Ich verlasse mich da echt lieber auf die Argumente von Fachleuten, die mich in meinem Bestreben nach gewaltfreier Erziehung unterstützen, als auf all die „Weisheiten“ und „Stimmen im Kopf“, die zur Intervention und am Kind rumschrauben aufrufen. Sorry ist ein wenig wirr…
Danke für den Kommentar. Mir geht es hier ganz und gar nichts um das Ach so tolle Bauchgefühl. Eher im Gegenteil. Das Bauchgefühl ist von Traditionen, von der eigenen Erziehung und ggf. auch von eigenen Traumata bestimmt. Das ist für mich nicht die ultamitive Herangehensweise. Mir geht es um die Kinderrechte, um wirkliche Gewaltfreiheit und das stetige Bemühen der zumeist anders erzogenen Eltern, sich in ihrem Verhalten zu überprüfen.
Das beinhaltet, dass eben Kinder weder zu etwas gedrängt noch in Entwicklungsschritten „gefördert“ werden.
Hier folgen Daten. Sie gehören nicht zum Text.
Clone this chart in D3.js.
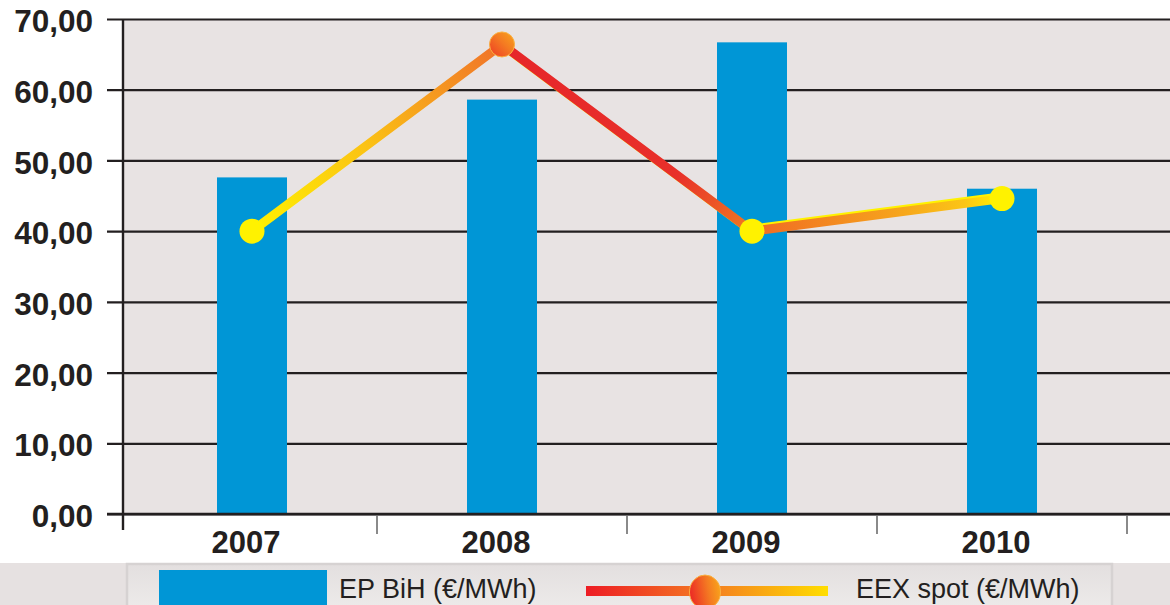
<!DOCTYPE html>
<html>
<head>
<meta charset="utf-8">
<script src="https://cdn.jsdelivr.net/npm/d3@7"></script>
<style>
  html, body { margin: 0; padding: 0; background: #ffffff; }
  svg { display: block; }
</style>
</head>
<body>
<svg id="chart" width="1170" height="605"></svg>
<script>
// ---- data ----
const years = ["2007", "2008", "2009", "2010"];
const epBih = [47.6, 58.6, 66.7, 46.0];      // EP BiH (€/MWh) bars
const eexSpot = [40.0, 66.4, 40.0, 44.6];    // EEX spot (€/MWh) line
const yTicks = [0, 10, 20, 30, 40, 50, 60, 70];
const legendLabels = ["EP BiH (€/MWh)", "EEX spot (€/MWh)"];

// ---- layout ----
const W = 1170, H = 605;
const plotLeft = 123, plotRight = 1170, plotTop = 19, plotBottom = 514;
const ink = "#231f20";
const blue = "#0096d6";

const svg = d3.select("#chart");
const defs = svg.append("defs");

const x = d3.scaleBand().domain(years).range([127, 1127])
  .paddingInner(0.72).paddingOuter(0.36);
const y = d3.scaleLinear().domain([0, 70]).range([plotBottom, plotTop]);

// plot background
svg.append("rect").attr("x", plotLeft).attr("y", plotTop)
  .attr("width", plotRight - plotLeft).attr("height", plotBottom - plotTop)
  .attr("fill", "#e8e3e3");

// y axis with gridlines
const yAxis = d3.axisLeft(y).tickValues(yTicks)
  .tickSize(-(plotRight - 107)).tickPadding(14)
  .tickFormat(d => d3.format(".2f")(d).replace(".", ","));
const gy = svg.append("g").attr("transform", `translate(107,0)`).call(yAxis);
gy.select(".domain").remove();
gy.selectAll(".tick line").attr("stroke", ink).attr("stroke-width", 2.2);
gy.selectAll(".tick text")
  .attr("fill", ink)
  .attr("font-family", "'Liberation Sans', Arial, sans-serif")
  .attr("font-weight", "bold")
  .attr("font-size", 31.5)
  .attr("dy", "0.40em");

// bars
svg.append("g").selectAll("rect").data(years).join("rect")
  .attr("x", d => x(d))
  .attr("y", (d, i) => y(epBih[i]))
  .attr("width", x.bandwidth())
  .attr("height", (d, i) => y(0) - y(epBih[i]))
  .attr("fill", blue);

// x axis: grey ticks at band boundaries
const step = x.step();
const boundaries = years.map(d => x(d) + x.bandwidth() + (step - x.bandwidth()) / 2);
svg.append("g").selectAll("line").data(boundaries).join("line")
  .attr("x1", d => d).attr("x2", d => d)
  .attr("y1", plotBottom).attr("y2", plotBottom + 20)
  .attr("stroke", "#8a8a8a").attr("stroke-width", 2);

// baseline redraw + vertical axis line
svg.append("line").attr("x1", 107).attr("x2", plotRight)
  .attr("y1", y(0)).attr("y2", y(0)).attr("stroke", ink).attr("stroke-width", 2.4);
svg.append("line").attr("x1", plotLeft).attr("x2", plotLeft)
  .attr("y1", plotTop).attr("y2", 530).attr("stroke", ink).attr("stroke-width", 2.4);

// x labels
svg.append("g").selectAll("text").data(years).join("text")
  .attr("x", d => x(d) + x.bandwidth() / 2 - 6)
  .attr("y", 553)
  .attr("text-anchor", "middle")
  .attr("fill", ink)
  .attr("font-family", "'Liberation Sans', Arial, sans-serif")
  .attr("font-weight", "bold")
  .attr("font-size", 31)
  .text(d => d);

// ---- line with gradient segments ----
const pts = years.map((d, i) => [x(d) + x.bandwidth() / 2, y(eexSpot[i])]);
const segStops = [
  [[0, "#fff200"], [0.45, "#fbc314"], [1, "#f0712a"]],
  [[0, "#e6262a"], [0.7, "#e8302a"], [1, "#f07a22"]],
  [[0, "#f06a24"], [0.55, "#f6a01d"], [0.85, "#fbc516"], [1, "#fff200"]]
];
const edgeOffset = [[0, 0], [1.8, 1.8], [0, -2.2]];
const segG = svg.append("g");
for (let i = 0; i < pts.length - 1; i++) {
  const [x1, y1] = pts[i], [x2, y2] = pts[i + 1];
  const gid = "seg" + i;
  const g = defs.append("linearGradient").attr("id", gid)
    .attr("gradientUnits", "userSpaceOnUse")
    .attr("x1", x1).attr("y1", y1).attr("x2", x2).attr("y2", y2);
  segStops[i].forEach(s => g.append("stop").attr("offset", s[0]).attr("stop-color", s[1]));
  const [ox, oy] = edgeOffset[i];
  if (ox !== 0 || oy !== 0) {
    segG.append("line")
      .attr("x1", x1 + ox).attr("y1", y1 + oy).attr("x2", x2 + ox).attr("y2", y2 + oy)
      .attr("stroke", "#fff200").attr("stroke-width", 8.5).attr("stroke-linecap", "round");
  }
  segG.append("line")
    .attr("x1", x1).attr("y1", y1).attr("x2", x2).attr("y2", y2)
    .attr("stroke", `url(#${gid})`).attr("stroke-width", 9).attr("stroke-linecap", "round");
}

// markers
const mg = defs.append("linearGradient").attr("id", "peak")
  .attr("x1", "0").attr("y1", "1").attr("x2", "1").attr("y2", "0");
mg.append("stop").attr("offset", 0).attr("stop-color", "#ee3a24");
mg.append("stop").attr("offset", 0.55).attr("stop-color", "#f47a22");
mg.append("stop").attr("offset", 1).attr("stop-color", "#f9a51b");
const maxV = d3.max(eexSpot);
svg.append("g").selectAll("circle").data(eexSpot).join("circle")
  .attr("cx", (d, i) => pts[i][0])
  .attr("cy", (d, i) => pts[i][1])
  .attr("r", 12.5)
  .attr("fill", d => d === maxV ? "url(#peak)" : "#fff200")
  .attr("stroke", d => d === maxV ? "#fbb040" : "none")
  .attr("stroke-width", 1);

// ---- legend ----
svg.append("rect").attr("x", 0).attr("y", 563).attr("width", W).attr("height", 50)
  .attr("fill", "#e6e1e1");
const lg = defs.append("linearGradient").attr("id", "legbox")
  .attr("x1", 0).attr("y1", 0).attr("x2", 0).attr("y2", 1);
lg.append("stop").attr("offset", 0).attr("stop-color", "#e3dfdf");
lg.append("stop").attr("offset", 1).attr("stop-color", "#eeeceb");
svg.append("rect").attr("x", 127).attr("y", 564).attr("width", 985).attr("height", 50)
  .attr("fill", "url(#legbox)").attr("stroke", "#d6d2d2").attr("stroke-width", 2.5);

svg.append("rect").attr("x", 159).attr("y", 570).attr("width", 168).attr("height", 40)
  .attr("fill", blue);

const ll = defs.append("linearGradient").attr("id", "legline")
  .attr("gradientUnits", "userSpaceOnUse")
  .attr("x1", 586).attr("y1", 0).attr("x2", 828).attr("y2", 0);
ll.append("stop").attr("offset", 0).attr("stop-color", "#ed1c24");
ll.append("stop").attr("offset", 0.5).attr("stop-color", "#f47a22");
ll.append("stop").attr("offset", 1).attr("stop-color", "#ffde00");
svg.append("rect").attr("x", 586).attr("y", 586).attr("width", 242).attr("height", 10)
  .attr("fill", "url(#legline)");
const lm = defs.append("linearGradient").attr("id", "legmark")
  .attr("x1", 0).attr("y1", 0.5).attr("x2", 1).attr("y2", 0.3);
lm.append("stop").attr("offset", 0).attr("stop-color", "#ec2a25");
lm.append("stop").attr("offset", 0.6).attr("stop-color", "#f47a22");
lm.append("stop").attr("offset", 1).attr("stop-color", "#f9a51b");
svg.append("ellipse").attr("cx", 705).attr("cy", 592).attr("rx", 15.5).attr("ry", 17)
  .attr("fill", "url(#legmark)").attr("stroke", "#fbb040").attr("stroke-width", 1);

svg.append("g").selectAll("text").data(legendLabels).join("text")
  .attr("x", (d, i) => i === 0 ? 339 : 856)
  .attr("y", 598)
  .attr("fill", ink)
  .attr("font-family", "'Liberation Sans', Arial, sans-serif")
  .attr("font-size", 27)
  .text(d => d);
</script>
</body>
</html>
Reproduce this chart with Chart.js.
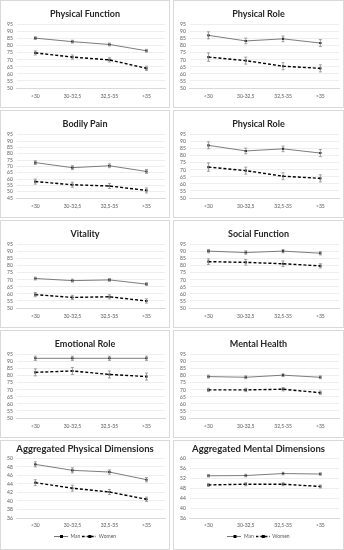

Weil es ihnen eben nicht die Freiheit lässt, sich so zu entwickeln, wie es sich eben entwickelt.
Schade, wenn das nicht klar geworden ist. Danke für den Hinweis, werde das oben nochmal ergänzen.
Mein Kommentar versteht sich als Antwort an Berit, nicht auf Deinen Text. Sorry wenn das nicht klar rüberkommt!